_SUPPLIED INFORMATION_
-- start --

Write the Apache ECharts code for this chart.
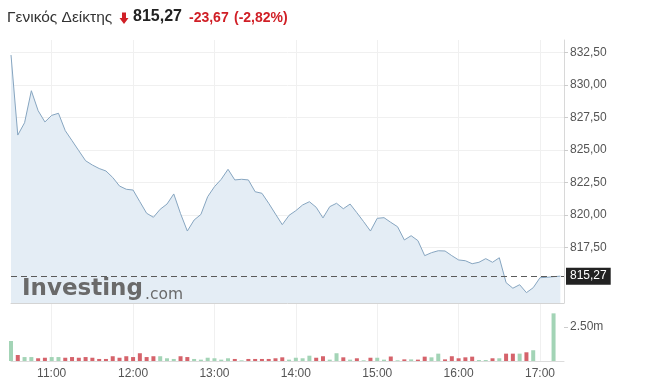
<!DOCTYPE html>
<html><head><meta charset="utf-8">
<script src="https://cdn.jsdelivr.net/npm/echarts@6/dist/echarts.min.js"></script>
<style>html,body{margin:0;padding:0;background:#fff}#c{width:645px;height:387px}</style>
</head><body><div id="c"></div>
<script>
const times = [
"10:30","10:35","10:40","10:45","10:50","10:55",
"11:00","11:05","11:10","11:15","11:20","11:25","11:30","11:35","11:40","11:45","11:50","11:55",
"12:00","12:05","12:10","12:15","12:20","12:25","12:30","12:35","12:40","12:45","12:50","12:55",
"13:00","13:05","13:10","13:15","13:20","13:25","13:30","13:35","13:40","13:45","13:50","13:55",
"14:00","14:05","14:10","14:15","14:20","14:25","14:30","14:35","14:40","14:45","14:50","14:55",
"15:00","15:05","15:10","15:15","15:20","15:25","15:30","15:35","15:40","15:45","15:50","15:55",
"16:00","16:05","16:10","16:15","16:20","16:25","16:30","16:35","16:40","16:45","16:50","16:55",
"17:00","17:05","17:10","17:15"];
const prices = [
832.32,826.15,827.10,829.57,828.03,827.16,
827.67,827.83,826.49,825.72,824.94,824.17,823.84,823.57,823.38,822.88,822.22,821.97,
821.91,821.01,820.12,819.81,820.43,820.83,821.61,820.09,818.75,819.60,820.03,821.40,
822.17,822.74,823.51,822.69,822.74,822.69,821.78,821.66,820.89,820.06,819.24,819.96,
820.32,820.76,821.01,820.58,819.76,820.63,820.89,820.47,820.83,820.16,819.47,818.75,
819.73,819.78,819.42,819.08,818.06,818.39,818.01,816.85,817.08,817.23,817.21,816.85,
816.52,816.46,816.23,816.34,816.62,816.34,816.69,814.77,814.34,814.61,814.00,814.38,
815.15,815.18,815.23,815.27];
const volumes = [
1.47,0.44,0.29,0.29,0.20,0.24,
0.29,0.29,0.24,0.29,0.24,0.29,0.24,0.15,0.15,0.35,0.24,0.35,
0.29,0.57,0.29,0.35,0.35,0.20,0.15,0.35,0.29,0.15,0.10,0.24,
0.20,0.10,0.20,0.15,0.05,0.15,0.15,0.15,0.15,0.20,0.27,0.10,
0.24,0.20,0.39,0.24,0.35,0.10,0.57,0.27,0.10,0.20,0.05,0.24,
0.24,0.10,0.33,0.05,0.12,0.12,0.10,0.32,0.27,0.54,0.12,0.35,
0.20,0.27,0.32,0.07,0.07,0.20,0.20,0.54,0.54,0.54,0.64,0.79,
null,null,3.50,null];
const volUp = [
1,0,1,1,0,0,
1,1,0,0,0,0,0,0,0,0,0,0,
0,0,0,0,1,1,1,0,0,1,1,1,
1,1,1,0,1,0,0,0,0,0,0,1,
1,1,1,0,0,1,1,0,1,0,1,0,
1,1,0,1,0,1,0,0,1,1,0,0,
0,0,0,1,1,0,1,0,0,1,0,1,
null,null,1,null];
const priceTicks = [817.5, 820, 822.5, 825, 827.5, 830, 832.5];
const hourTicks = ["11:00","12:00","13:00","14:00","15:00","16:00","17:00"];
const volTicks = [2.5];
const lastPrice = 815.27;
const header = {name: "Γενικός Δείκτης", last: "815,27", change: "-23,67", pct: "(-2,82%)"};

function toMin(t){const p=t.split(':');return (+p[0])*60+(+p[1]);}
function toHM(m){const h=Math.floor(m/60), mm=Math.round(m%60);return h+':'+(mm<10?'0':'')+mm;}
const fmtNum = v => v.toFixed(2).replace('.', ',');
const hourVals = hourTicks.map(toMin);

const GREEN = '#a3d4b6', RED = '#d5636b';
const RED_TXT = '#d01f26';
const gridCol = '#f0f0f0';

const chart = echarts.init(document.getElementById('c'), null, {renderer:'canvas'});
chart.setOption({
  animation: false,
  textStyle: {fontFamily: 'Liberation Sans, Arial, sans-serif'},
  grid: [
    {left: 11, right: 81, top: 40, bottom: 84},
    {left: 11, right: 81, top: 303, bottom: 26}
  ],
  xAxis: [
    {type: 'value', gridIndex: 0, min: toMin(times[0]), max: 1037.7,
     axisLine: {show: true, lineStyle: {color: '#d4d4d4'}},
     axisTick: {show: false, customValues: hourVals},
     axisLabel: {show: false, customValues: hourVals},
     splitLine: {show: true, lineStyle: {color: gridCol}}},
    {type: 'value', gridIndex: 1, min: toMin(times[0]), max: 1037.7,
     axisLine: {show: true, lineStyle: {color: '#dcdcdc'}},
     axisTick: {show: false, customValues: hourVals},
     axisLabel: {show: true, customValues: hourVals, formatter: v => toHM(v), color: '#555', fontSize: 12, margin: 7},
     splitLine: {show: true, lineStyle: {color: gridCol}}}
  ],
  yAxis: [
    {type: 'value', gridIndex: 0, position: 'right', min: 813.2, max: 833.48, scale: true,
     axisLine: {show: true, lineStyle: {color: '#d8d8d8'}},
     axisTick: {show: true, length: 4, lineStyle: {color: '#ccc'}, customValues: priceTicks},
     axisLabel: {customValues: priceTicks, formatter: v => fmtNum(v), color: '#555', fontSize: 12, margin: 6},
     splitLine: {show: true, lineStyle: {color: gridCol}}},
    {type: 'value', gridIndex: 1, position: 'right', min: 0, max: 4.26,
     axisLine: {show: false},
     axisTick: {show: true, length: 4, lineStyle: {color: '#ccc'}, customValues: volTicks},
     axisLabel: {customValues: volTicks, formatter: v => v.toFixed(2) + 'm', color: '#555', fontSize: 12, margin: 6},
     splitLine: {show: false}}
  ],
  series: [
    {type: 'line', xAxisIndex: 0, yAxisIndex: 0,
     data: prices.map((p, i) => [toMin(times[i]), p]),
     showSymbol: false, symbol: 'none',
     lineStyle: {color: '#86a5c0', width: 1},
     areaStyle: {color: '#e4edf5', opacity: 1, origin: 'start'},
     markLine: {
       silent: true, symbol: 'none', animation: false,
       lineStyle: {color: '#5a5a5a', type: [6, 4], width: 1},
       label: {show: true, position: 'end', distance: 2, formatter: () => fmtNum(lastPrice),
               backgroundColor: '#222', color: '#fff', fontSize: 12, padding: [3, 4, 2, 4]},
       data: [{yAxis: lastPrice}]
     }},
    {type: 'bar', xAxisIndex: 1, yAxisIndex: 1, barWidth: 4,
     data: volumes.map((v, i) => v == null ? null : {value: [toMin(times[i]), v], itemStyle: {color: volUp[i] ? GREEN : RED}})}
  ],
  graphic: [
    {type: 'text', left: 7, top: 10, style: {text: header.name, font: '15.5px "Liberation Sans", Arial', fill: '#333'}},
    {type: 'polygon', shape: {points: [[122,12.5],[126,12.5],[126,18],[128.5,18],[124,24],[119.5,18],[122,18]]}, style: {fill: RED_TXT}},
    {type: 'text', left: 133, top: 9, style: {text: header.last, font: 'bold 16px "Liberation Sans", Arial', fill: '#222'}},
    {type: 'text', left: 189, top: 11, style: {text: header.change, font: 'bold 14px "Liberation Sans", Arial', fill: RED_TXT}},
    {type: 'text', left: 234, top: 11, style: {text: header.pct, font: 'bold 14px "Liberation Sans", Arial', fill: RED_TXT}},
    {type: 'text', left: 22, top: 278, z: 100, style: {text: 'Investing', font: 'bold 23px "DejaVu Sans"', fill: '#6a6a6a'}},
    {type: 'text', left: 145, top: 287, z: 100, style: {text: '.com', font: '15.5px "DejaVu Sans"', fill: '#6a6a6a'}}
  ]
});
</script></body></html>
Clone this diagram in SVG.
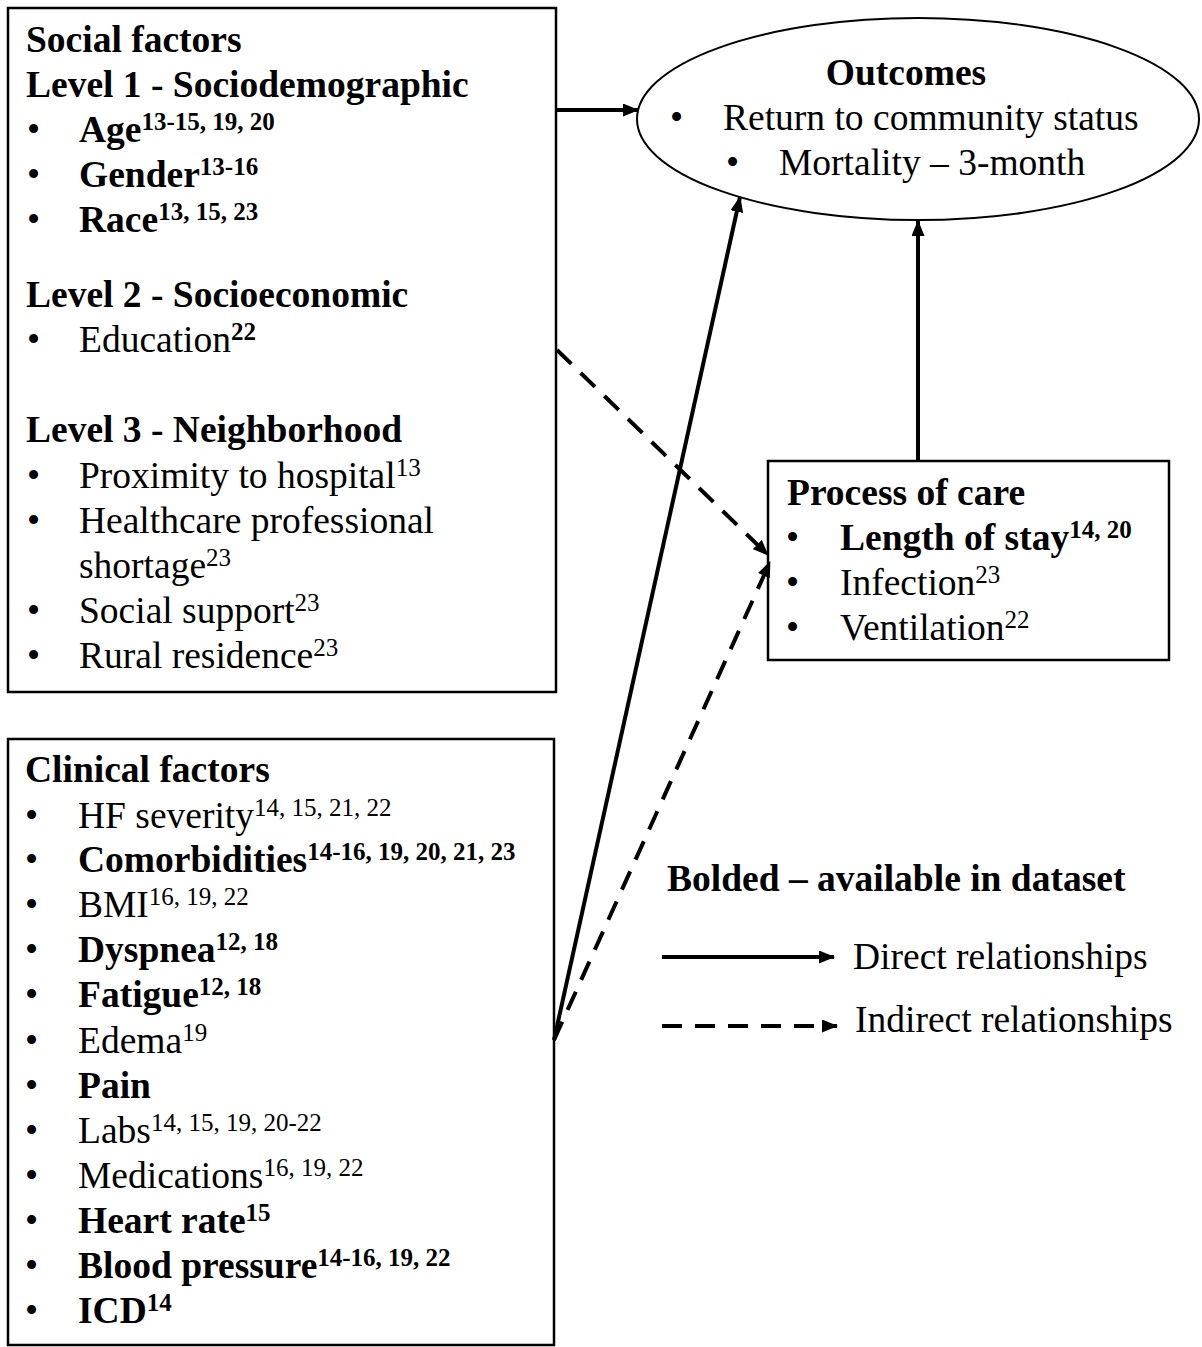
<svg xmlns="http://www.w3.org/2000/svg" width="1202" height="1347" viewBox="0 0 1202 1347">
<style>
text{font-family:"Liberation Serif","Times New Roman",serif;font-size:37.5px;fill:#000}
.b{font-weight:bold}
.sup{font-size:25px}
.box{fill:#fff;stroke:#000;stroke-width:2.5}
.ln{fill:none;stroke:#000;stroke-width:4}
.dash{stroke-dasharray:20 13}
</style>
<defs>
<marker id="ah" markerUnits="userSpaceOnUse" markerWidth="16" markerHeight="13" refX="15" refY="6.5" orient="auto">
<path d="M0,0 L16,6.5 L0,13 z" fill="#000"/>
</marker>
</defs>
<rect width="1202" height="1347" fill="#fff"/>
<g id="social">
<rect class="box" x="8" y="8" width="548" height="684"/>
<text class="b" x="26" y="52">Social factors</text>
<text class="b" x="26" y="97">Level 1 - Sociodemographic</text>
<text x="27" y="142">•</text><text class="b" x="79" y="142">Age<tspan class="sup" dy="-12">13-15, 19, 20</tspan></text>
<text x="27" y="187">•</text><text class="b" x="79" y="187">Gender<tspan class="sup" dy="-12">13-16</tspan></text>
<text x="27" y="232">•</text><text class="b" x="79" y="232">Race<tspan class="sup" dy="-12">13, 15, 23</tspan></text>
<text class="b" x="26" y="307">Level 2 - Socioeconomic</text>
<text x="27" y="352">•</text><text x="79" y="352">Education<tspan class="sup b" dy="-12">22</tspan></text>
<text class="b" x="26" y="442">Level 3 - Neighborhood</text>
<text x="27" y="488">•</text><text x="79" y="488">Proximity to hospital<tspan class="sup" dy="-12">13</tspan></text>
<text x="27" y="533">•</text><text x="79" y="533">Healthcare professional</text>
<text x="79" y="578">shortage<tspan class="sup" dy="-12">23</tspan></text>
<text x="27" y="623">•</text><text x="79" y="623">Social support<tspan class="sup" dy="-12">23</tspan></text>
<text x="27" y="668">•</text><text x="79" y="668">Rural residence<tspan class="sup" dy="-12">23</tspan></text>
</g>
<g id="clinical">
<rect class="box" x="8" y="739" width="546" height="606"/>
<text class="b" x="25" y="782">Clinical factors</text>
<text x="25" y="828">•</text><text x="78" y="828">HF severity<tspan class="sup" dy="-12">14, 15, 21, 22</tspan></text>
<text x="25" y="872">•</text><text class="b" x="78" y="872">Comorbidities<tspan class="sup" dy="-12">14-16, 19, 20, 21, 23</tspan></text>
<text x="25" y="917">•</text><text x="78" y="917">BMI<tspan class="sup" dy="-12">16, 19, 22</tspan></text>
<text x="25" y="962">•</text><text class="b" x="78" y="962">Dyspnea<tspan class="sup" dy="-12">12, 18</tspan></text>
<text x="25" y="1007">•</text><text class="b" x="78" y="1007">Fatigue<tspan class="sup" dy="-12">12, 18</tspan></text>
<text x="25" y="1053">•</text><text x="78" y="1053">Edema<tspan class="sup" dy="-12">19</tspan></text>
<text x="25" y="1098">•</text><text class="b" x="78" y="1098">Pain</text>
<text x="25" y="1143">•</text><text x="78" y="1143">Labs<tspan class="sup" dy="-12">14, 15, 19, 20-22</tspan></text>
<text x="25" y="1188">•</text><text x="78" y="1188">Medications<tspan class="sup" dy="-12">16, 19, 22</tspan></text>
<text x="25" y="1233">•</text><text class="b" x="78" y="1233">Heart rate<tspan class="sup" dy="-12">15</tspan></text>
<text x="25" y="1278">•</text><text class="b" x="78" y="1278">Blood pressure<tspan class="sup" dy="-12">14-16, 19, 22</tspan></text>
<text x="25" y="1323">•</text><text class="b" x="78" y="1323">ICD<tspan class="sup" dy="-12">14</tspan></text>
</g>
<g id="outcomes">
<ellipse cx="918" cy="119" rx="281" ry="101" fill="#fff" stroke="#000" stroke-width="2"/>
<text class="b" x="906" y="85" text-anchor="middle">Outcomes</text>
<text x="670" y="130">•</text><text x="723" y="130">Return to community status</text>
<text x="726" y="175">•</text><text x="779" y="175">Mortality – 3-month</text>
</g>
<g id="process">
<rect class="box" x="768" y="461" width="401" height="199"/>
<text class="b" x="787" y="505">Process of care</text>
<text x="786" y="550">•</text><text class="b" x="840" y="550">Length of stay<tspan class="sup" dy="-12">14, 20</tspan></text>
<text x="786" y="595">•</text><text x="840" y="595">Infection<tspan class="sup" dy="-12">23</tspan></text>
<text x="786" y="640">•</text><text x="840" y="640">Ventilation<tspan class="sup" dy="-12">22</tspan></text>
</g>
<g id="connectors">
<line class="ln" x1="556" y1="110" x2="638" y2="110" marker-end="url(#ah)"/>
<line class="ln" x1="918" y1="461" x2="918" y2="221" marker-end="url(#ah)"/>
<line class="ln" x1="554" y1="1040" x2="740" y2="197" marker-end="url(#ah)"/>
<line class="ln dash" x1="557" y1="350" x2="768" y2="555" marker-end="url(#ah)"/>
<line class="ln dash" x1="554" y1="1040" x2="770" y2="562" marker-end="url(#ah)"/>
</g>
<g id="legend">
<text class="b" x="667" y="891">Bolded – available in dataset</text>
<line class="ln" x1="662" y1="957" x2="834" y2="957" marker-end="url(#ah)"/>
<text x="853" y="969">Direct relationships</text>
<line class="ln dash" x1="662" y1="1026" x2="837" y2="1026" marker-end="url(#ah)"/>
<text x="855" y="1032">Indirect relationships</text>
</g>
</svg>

-- end --

_WHAT YOU SHOULD DO_
In the entries above, find each line with the string "this" and copy it.

_WORKED SOLUTION_
Write the Apache ECharts code for this chart.
Clone this diagram in SVG.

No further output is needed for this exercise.